--- THE DATA ---

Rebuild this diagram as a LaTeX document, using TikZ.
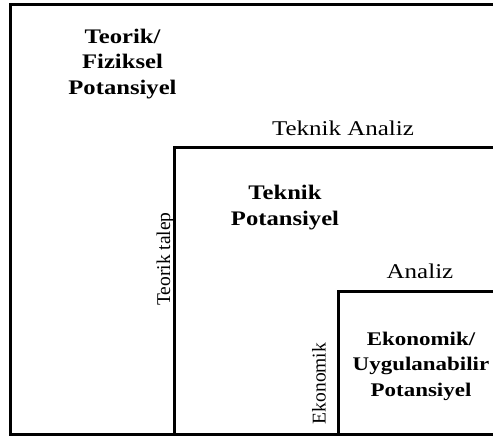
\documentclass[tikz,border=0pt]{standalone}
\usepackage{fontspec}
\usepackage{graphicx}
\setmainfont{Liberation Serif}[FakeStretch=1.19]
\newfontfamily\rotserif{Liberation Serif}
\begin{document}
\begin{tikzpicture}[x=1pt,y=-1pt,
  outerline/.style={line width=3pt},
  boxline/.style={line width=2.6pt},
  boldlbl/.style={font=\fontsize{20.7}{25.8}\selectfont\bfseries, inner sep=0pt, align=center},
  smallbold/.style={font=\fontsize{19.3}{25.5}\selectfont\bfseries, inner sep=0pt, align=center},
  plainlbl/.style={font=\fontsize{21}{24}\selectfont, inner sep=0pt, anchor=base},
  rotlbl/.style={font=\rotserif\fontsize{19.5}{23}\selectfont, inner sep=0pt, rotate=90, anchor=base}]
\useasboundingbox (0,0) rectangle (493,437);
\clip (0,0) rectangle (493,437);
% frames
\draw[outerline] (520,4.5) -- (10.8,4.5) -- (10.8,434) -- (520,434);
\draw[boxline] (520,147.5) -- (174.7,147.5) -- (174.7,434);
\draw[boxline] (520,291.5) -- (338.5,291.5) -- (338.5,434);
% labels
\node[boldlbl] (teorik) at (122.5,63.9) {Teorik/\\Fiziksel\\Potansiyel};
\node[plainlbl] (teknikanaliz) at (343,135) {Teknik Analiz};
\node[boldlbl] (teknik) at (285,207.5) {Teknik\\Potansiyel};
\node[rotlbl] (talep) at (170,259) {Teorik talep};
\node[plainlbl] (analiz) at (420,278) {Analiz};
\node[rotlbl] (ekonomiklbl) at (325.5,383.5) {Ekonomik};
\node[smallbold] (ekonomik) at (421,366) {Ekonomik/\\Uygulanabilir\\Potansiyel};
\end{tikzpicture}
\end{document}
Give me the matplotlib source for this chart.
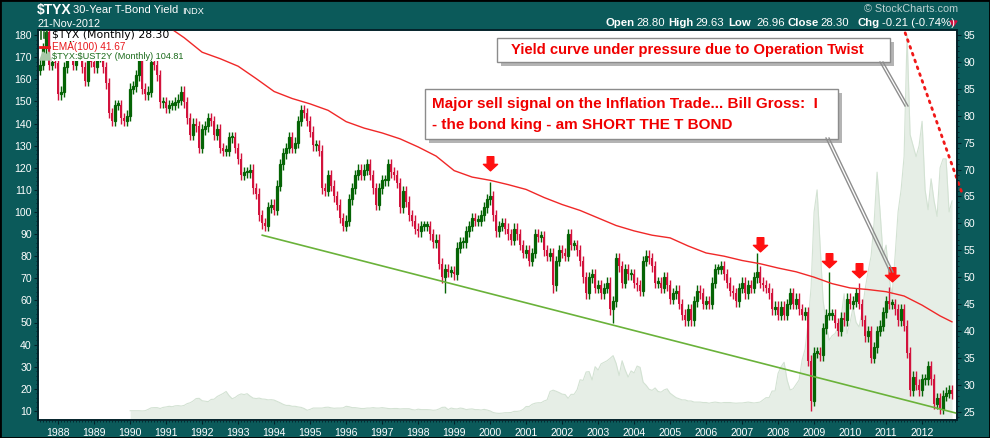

---

◆ TASK BRIEF ◆
Reproduce each record above by retyping it exactly; omit all images.

◆ OUTPUT ◆
Rebuild this diagram as a LaTeX document, using TikZ.
\documentclass[tikz,border=0pt]{standalone}
\usepackage{fontspec}
\usepackage{graphicx}
\setmainfont{Liberation Serif}[FakeStretch=1.19]
\newfontfamily\rotserif{Liberation Serif}
\begin{document}
\begin{tikzpicture}[x=1pt,y=-1pt,
  outerline/.style={line width=3pt},
  boxline/.style={line width=2.6pt},
  boldlbl/.style={font=\fontsize{20.7}{25.8}\selectfont\bfseries, inner sep=0pt, align=center},
  smallbold/.style={font=\fontsize{19.3}{25.5}\selectfont\bfseries, inner sep=0pt, align=center},
  plainlbl/.style={font=\fontsize{21}{24}\selectfont, inner sep=0pt, anchor=base},
  rotlbl/.style={font=\rotserif\fontsize{19.5}{23}\selectfont, inner sep=0pt, rotate=90, anchor=base}]
\useasboundingbox (0,0) rectangle (493,437);
\clip (0,0) rectangle (493,437);
% frames
\draw[outerline] (520,4.5) -- (10.8,4.5) -- (10.8,434) -- (520,434);
\draw[boxline] (520,147.5) -- (174.7,147.5) -- (174.7,434);
\draw[boxline] (520,291.5) -- (338.5,291.5) -- (338.5,434);
% labels
\node[boldlbl] (teorik) at (122.5,63.9) {Teorik/\\Fiziksel\\Potansiyel};
\node[plainlbl] (teknikanaliz) at (343,135) {Teknik Analiz};
\node[boldlbl] (teknik) at (285,207.5) {Teknik\\Potansiyel};
\node[rotlbl] (talep) at (170,259) {Teorik talep};
\node[plainlbl] (analiz) at (420,278) {Analiz};
\node[rotlbl] (ekonomiklbl) at (325.5,383.5) {Ekonomik};
\node[smallbold] (ekonomik) at (421,366) {Ekonomik/\\Uygulanabilir\\Potansiyel};
\end{tikzpicture}
\end{document}
Give me the matplotlib source for this chart.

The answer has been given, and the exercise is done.